=== EXERCISE PROMPT ===
In the listing that follows, retype every line from the first through the one containing "plt.rcParams['font.family'] = ['Liberation". Pictures are to be left out.

=== PROVIDED DATA ===

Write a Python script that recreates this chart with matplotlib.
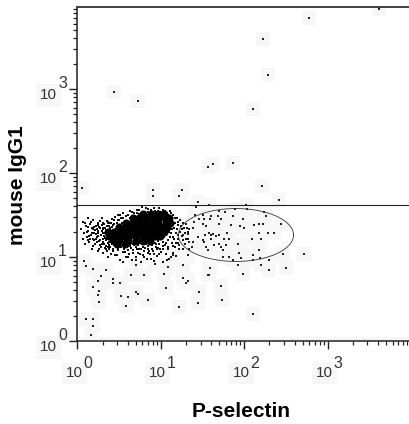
import numpy as np
import matplotlib
matplotlib.use('Agg')
import matplotlib.pyplot as plt

plt.rcParams['font.family'] = ['Liberation Sans', 'DejaVu Sans']

# all events are log10 of fluorescence: (P-selectin, mouse IgG1)
top_events = [(3.61,3.95),(2.78,3.85),(2.22,3.60),(2.28,3.17),(.44,2.96),(.72,2.86),(2.11,2.76),(1.62,2.11),(1.57,2.07),
	(1.86,2.12),(2.21,1.84),(.05,1.82),(.90,1.80),(1.25,1.80),(1.22,1.73),(.90,1.73),(1.45,1.65)]

low_events = [(.08,.95),(.10,.89),(.18,.86),(.34,.85),(.28,.77),(.24,.72),(.42,.74),(.42,.69),(.51,.69),(.64,.79),(.80,.78),
	(.70,.90),(.93,.92),(1.08,.88),(1.04,.80),(1.26,.91),(1.26,.75),(1.32,.71),(1.30,.69),(1.46,.58),(1.45,.45),(.18,.64),
	(.26,.60),(.24,.55),(.26,.46),(.52,.53),(.60,.52),(.70,.58),(.73,.56),(.85,.49),(.58,.42),(1.06,.63),(1.22,.41),(.10,.26),
	(.18,.26),(.18,.18),(.16,.07),(1.72,.66),(1.73,.49),(2.10,.32),(2.72,1.04),(1.57,.78)]

gate_events = [(1.44,1.65),(1.58,1.62),(2.02,1.62),(2.42,1.68),(1.42,1.60),(1.70,1.55),(1.89,1.57),(2.03,1.57),(2.24,1.53),
	(1.41,1.50),(1.50,1.50),(1.60,1.49),(1.68,1.49),(1.77,1.53),(1.86,1.49),(2.26,1.49),(1.46,1.45),(1.52,1.45),(1.59,1.45),
	(1.72,1.45),(1.99,1.45),(1.30,1.39),(1.40,1.42),(1.50,1.39),(1.70,1.39),(1.84,1.38),(1.95,1.37),(2.00,1.35),(2.12,1.38),
	(2.18,1.39),(2.23,1.39),(2.44,1.39),(1.34,1.33),(1.39,1.34),(1.54,1.37),(1.60,1.26),(1.32,1.27),(1.26,1.26),(1.44,1.24),
	(1.53,1.26),(1.58,1.29),(1.63,1.27),(1.70,1.26),(1.79,1.29),(2.09,1.22),(2.18,1.29),(2.28,1.29),(2.36,1.29),(1.34,1.18),
	(1.39,1.18),(1.50,1.20),(1.60,1.22),(1.66,1.25),(1.76,1.22),(1.82,1.22),(1.22,1.14),(1.37,1.12),(1.52,1.18),(1.70,1.16),
	(1.92,1.16),(2.20,1.22),(1.54,1.12),(1.64,1.14),(1.72,1.12),(1.78,1.14),(1.56,1.08),(1.74,1.08),(1.94,1.05),(2.18,1.08),
	(2.46,1.04),(1.15,1.02),(1.33,1.02),(1.74,1.00),(1.82,1.00),(1.86,.96),(1.96,.99),(2.10,1.02),(2.10,.97),(2.19,.99),
	(2.30,.96),(1.26,.91),(1.59,.87),(1.92,.91),(2.20,.91),(2.30,.85),(2.50,.87),(1.58,.79),(1.98,.80)]

# the population itself, outer parts
left_events = [(.04,1.33),(.06,1.21),(.07,1.42),(.08,1.28),(.09,1.15),(.10,1.37),(.11,1.24),(.12,1.46),(.13,1.31),(.14,1.18),
	(.15,1.39),(.16,1.26),(.17,1.10),(.17,1.34),(.18,1.21),(.19,1.44),(.20,1.29),(.21,1.15),(.22,1.37),(.23,1.24),(.24,1.07),
	(.24,1.41),(.25,1.31),(.26,1.19),(.27,1.35),(.28,1.26),(.28,1.12),(.29,1.46),(.30,1.22),(.31,1.33),(.32,1.16),(.32,1.39),
	(.33,1.28),(.34,1.09),(.34,1.20),(.35,1.43),(.36,1.31),(.37,1.25),(.38,1.14),(.38,1.37),(.36,1.42),(.38,1.18),(.39,1.34),
	(.40,1.27),(.41,1.45),(.42,1.21),(.43,1.38),(.44,1.14),(.45,1.48),(.46,1.33),(.47,1.41),(.48,1.22),(.49,1.44),(.50,1.16),
	(.51,1.50),(.52,1.46),(.53,1.20),(.35,1.22),(.37,1.30),(.39,1.12),(.41,1.36),(.43,1.24),(.45,1.18),(.37,1.41),(.33,1.35),
	(.30,1.28),(.27,1.20),(.31,1.40),(.29,1.15),(.25,1.38),(.36,1.17),(.40,1.40),(.44,1.44),(.13,1.36),(.15,1.22),(.19,1.13),
	(.21,1.32),(.22,1.21),(.24,1.28),(.26,1.36),(.27,1.14),(.29,1.31),(.30,1.18),(.32,1.25),(.33,1.11),(.34,1.32),(.36,1.25),
	(.29,1.38),(.25,1.25),(.20,1.20),(.17,1.29),(.23,1.33),(.31,1.21)]

upper_events = [(.48,1.50),(.53,1.47),(.55,1.52),(.60,1.50),(.63,1.55),(.68,1.52),(.71,1.56),(.74,1.51),(.77,1.60),(.80,1.54),
	(.83,1.50),(.85,1.57),(.88,1.53),(.92,1.58),(.94,1.52),(.97,1.55),(1.00,1.50),(1.03,1.56),(1.06,1.52),(1.09,1.48),(1.11,1.55),
	(1.13,1.45),(1.15,1.50),(1.17,1.41),(1.19,1.47),(1.21,1.38),(1.23,1.44),(1.25,1.33),(1.27,1.40),(1.29,1.28),(1.31,1.35),
	(1.33,1.22),(1.16,1.35),(1.18,1.28),(1.20,1.22),(1.14,1.24),(1.12,1.37),(1.10,1.30),(1.13,1.17),(1.17,1.12),(1.21,1.17),
	(1.25,1.25),(1.26,1.10),(1.29,1.16),(1.09,1.20),(1.08,1.41),(1.12,1.29),(1.15,1.42),(1.23,1.30),(1.05,1.14),(1.02,1.18)]

under_events = [(.30,1.05),(.36,1.00),(.38,1.10),(.41,1.16),(.43,1.07),(.45,1.13),(.47,1.02),(.49,1.10),(.51,.97),(.52,1.15),
	(.54,1.06),(.56,1.12),(.58,1.00),(.59,1.17),(.61,1.08),(.63,1.13),(.65,.96),(.66,1.05),(.68,1.14),(.70,1.00),(.71,1.09),
	(.73,1.17),(.75,1.04),(.76,.94),(.78,1.12),(.80,1.07),(.82,1.15),(.83,.98),(.85,1.10),(.87,1.03),(.89,1.14),(.90,1.07),
	(.92,.95),(.93,1.17),(.95,1.01),(.96,1.11),(.98,1.15),(1.00,1.06),(1.02,.94),(1.03,1.10),(1.06,1.03),(1.08,1.12),(1.10,.98),
	(1.14,1.05),(1.18,1.01),(.34,1.13),(.40,1.03),(.48,1.17),(.57,1.06),(.64,1.18),(.74,1.10),(.84,1.05),(.94,1.12)]

ring_events = [(.30,1.34),(.33,1.23),(.35,1.37),(.37,1.12),(.39,1.40),(.40,1.20),(.42,1.31),(.43,1.10),(.44,1.39),(.46,1.18),
	(.47,1.26),(.48,1.36),(.49,1.08),(.50,1.44),(.51,1.24),(.52,1.12),(.53,1.40),(.54,1.17),(.55,1.46),(.56,1.09),(.57,1.20),
	(.58,1.49),(.59,1.13),(.60,1.42),(.61,1.16),(.62,1.03),(.63,1.47),(.64,1.11),(.65,1.53),(.66,1.15),(.67,1.08),(.68,1.49),
	(.69,1.19),(.70,1.12),(.71,1.52),(.72,1.05),(.73,1.14),(.74,1.56),(.75,1.19),(.76,1.09),(.77,1.53),(.78,1.16),(.79,1.02),
	(.80,1.50),(.81,1.11),(.82,1.58),(.83,1.18),(.84,1.13),(.85,1.53),(.86,1.07),(.87,1.17),(.88,1.56),(.89,1.10),(.90,1.52),
	(.91,1.20),(.92,1.04),(.93,1.55),(.94,1.16),(.95,1.09),(.96,1.50),(.97,1.19),(.98,1.58),(.99,1.10),(1.00,1.53),(1.01,1.21),
	(1.02,1.13),(1.03,1.49),(1.04,1.24),(1.05,1.55),(1.06,1.17),(1.07,1.28),(1.08,1.50),(1.09,1.10),(1.10,1.44),(1.11,1.24),
	(1.12,1.52),(1.13,1.33),(1.14,1.13),(1.15,1.38),(1.16,1.21),(1.17,1.47),(1.18,1.17),(1.19,1.33),(1.20,1.42),(1.21,1.26),
	(1.22,1.09),(1.24,1.37),(1.26,1.20),(1.28,1.34),(1.30,1.22),(1.32,1.30),(1.34,1.10),(.60,1.00),(.70,.97),(.80,1.00),(.88,.98),
	(.98,1.03),(1.07,.96),(.55,.94),(1.12,1.00),(.45,1.02),(.35,1.07),(.26,1.10),(.22,1.27),(.18,1.33),(.14,1.25),(.11,1.30),
	(.09,1.40),(.16,1.42),(.20,1.36),(.23,1.18),(.27,1.43),(.12,1.20)]

# solid black middle, too dense to read single events
core_events = [(.78,1.51),(.88,1.51),(.97,1.51),(1.04,1.51),
	(.66,1.46),(.74,1.46),(.82,1.46),(.90,1.46),(.98,1.46),(1.05,1.46),(1.10,1.46),
	(.58,1.41),(.66,1.41),(.74,1.41),(.82,1.41),(.90,1.41),(.97,1.41),(1.06,1.41),(1.11,1.41),
	(.50,1.36),(.57,1.36),(.64,1.36),(.71,1.36),(.78,1.36),(.85,1.36),(.92,1.36),(.99,1.36),(1.07,1.36),
	(.44,1.30),(.52,1.30),(.60,1.30),(.67,1.30),(.75,1.30),(.82,1.30),(.90,1.30),(.97,1.30),(1.04,1.30),
	(.38,1.25),(.46,1.25),(.54,1.25),(.62,1.25),(.70,1.25),(.78,1.25),(.86,1.25),(.93,1.25),(.99,1.25),
	(.36,1.30),(.42,1.20),(.50,1.19),(.60,1.19),(.70,1.19),(.79,1.19),(.87,1.19),(.47,1.15),(.57,1.15)]

threshold = 42
gate_centre = (1.90, 1.262)
gate_radius = (0.69, 0.315)
decades = [0, 1, 2, 3]
x_limits = (1, 9700)
y_limits = (1, 9470)
x_name = 'P-selectin'
y_name = 'mouse IgG1'

def values(events):
	a = 10.0 ** np.array(events)
	return a[:, 0], a[:, 1]

fig = plt.figure(figsize=(4.10, 4.24), dpi=100)
ax = fig.add_axes([77.5/410, (424-341)/424, (410-77.5)/410, (341-7)/424])
ax.set_xscale('log')
ax.set_yscale('log')
ax.set_xlim(x_limits)
ax.set_ylim(y_limits)

# pale jpeg blotches round the lone dots
ax.axhspan(1, 1.13, color='#f6f6f6', lw=0, zorder=0)
for group in (top_events, low_events, gate_events):
	hx, hy = values(group)
	ax.scatter(hx, hy, s=90, marker='s', color='#f7f7f7', linewidths=0, zorder=1)

for group in (top_events, low_events, gate_events):
	px, py = values(group)
	ax.scatter(px, py, s=1.3, marker='s', color='#222222', linewidths=0, zorder=2)
for group in (left_events, upper_events, under_events, ring_events):
	px, py = values(group)
	ax.scatter(px, py, s=2.4, marker='s', color='#111111', linewidths=0, zorder=2)
cx, cy = values(core_events)
ax.scatter(cx, cy, s=34, marker='o', color='black', linewidths=0, zorder=2)

ax.axhline(threshold, color='#222222', lw=0.8, zorder=3)
t = np.linspace(0, 2*np.pi, 200)
ax.plot(10**(gate_centre[0] + gate_radius[0]*np.cos(t)), 10**(gate_centre[1] + gate_radius[1]*np.sin(t)), color='#333333', lw=0.6, zorder=3)

ax.spines['right'].set_visible(False)
ax.spines['top'].set_linewidth(1.4)
ax.spines['top'].set_color('#404040')
ax.spines['left'].set_linewidth(1.1)
ax.spines['bottom'].set_linewidth(1.1)
ax.spines['left'].set_color('#222222')
ax.spines['bottom'].set_color('#222222')
ax.tick_params(which='major', length=5.5, width=1.0, color='#222222', labelbottom=False, labelleft=False)
ax.tick_params(which='minor', length=2.8, width=0.9, color='#222222', labelbottom=False, labelleft=False)
ax.xaxis.set_minor_locator(matplotlib.ticker.LogLocator(base=10, subs=np.arange(2, 10), numticks=12))
ax.yaxis.set_minor_locator(matplotlib.ticker.LogLocator(base=10, subs=np.arange(2, 10), numticks=12))
ax.xaxis.set_minor_formatter(matplotlib.ticker.NullFormatter())
ax.yaxis.set_minor_formatter(matplotlib.ticker.NullFormatter())
ax.set_xticks([10**d for d in decades])
ax.set_yticks([10**d for d in decades])

# tick labels are "10" plus a big raised exponent, offsets are in points
pad = dict(facecolor='#f7f7f7', edgecolor='none', pad=3)
for d in decades:
	v = 10**d
	ax.annotate('10', xy=(v, 0), xycoords=('data', 'axes fraction'), xytext=(3.8, -26), textcoords='offset points',
		ha='right', va='baseline', fontsize=11, color='#333333', bbox=pad, annotation_clip=False)
	ax.annotate(str(d), xy=(v, 0), xycoords=('data', 'axes fraction'), xytext=(4.5, -19.5), textcoords='offset points',
		ha='left', va='baseline', fontsize=11.5, color='#333333', annotation_clip=False)
	ax.annotate('10', xy=(0, v), xycoords=('axes fraction', 'data'), xytext=(-15, -7.5), textcoords='offset points',
		ha='right', va='baseline', fontsize=11, color='#333333', bbox=pad, annotation_clip=False)
	ax.annotate(str(d), xy=(0, v), xycoords=('axes fraction', 'data'), xytext=(-14, 0.5), textcoords='offset points',
		ha='left', va='baseline', fontsize=11.5, color='#333333', annotation_clip=False)

fig.text(241/410, 1-417/424, x_name, ha='center', va='baseline', fontsize=15, fontweight='bold')
fig.text(18/410, 1-185/424, y_name, ha='center', va='center', rotation=90, fontsize=15, fontweight='bold')

fig.savefig('out.png', dpi=100)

=== WRITTEN RESPONSE ===
Write a Python script that recreates this chart with matplotlib.
import numpy as np
import matplotlib
matplotlib.use('Agg')
import matplotlib.pyplot as plt

plt.rcParams['font.family'] = ['Liberation Sans', 'DejaVu Sans']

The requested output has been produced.